Until recently this betrayal of Marxism-Leninism and socialism by the Teng/Hua-liquidationists has, for tactical reasons, not yet gone so far to criticize Mao Tsetung and Mao Tsetung Thought openly. Frequently capitalist measures are even covered up by using words of Mao, made to fill their purpose – just as the Soviet revisionists hide their revisionism behind a screen of Marxist-Leninist phrases. The revisionist betrayal of the Teng/Hua-clique has done as much damage to the international communist and labour movement as the world-wide revisionism introduced by Khrushchev at the 20th Congress of the CPSU in 1956 did.

Marxist-Leninists condemn the revisionism which has been practiced since Mao's death by the new leadership with Teng and Hua at the top. As a consequence of revisionism, capitalism has been restored and China has, in a social-imperialist manner, invaded Vietnam. The Chinese leadership's bellicose stand and its boot-licking of the superpower USA and the leading reactionaries in the capitalist countries have created a profound mistrust on the part of working masses throughout the world. A great split has divided the Marxist-Leninist movement world-wide, a split into followers and opponents of the new Chinese leadership. The dispute has led to liquidation or splitting up of many organizations. This world-wide liquidationism was reinforced by the fatal position taken by Enver Hoxha and the Party of Labour of Albania. On the one hand, they condemn the betrayal of the Teng/Hua-clique, which is fully justified, and were the first to reject the so-called 'three worlds theory', on the other hand they claim that Mao Tsetung is responsible for the whole negative development in China, denounce him as a revisionist and a Chinese Khrushchev, slander his thought as anti-Marxist-Leninist, and thereby create profound confusion in the communist and labour movement, encouraging world-wide liquidationism.

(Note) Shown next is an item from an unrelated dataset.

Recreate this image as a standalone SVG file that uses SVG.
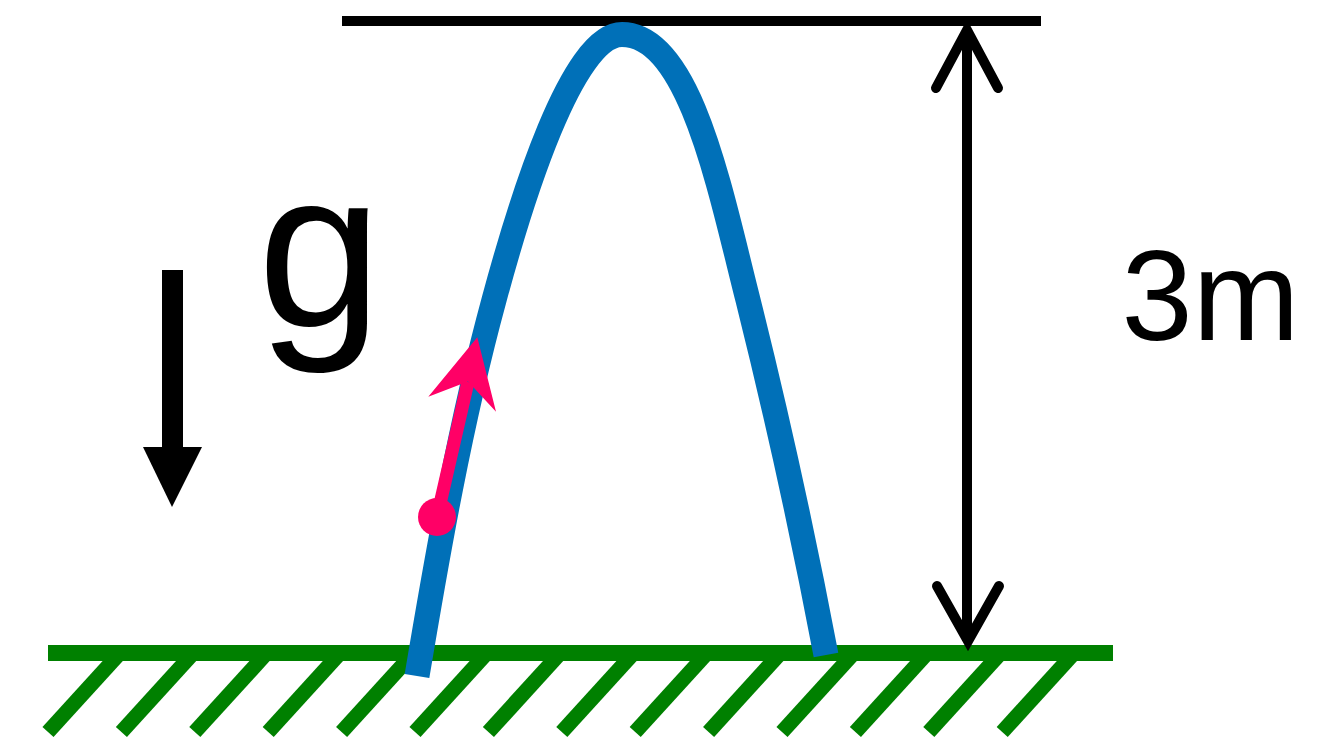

In the ideological struggle against modern revisionism of the Soviet and Chinese variety, Enver Hoxha is a shady figure – on the one hand he is against it, on the other hand he is on a revisionist path himself in attacking Mao Tsetung and Mao Tsetung Thought. This discredits him in the eyes of many Marxist-Leninists all over the world. In his blind effort to degrade Mao Tsetung in order to put himself in a more favourable light he has come very close to people like Robert Steigerwald, the leading theoretician of the revisionist German Communist Party (DKP).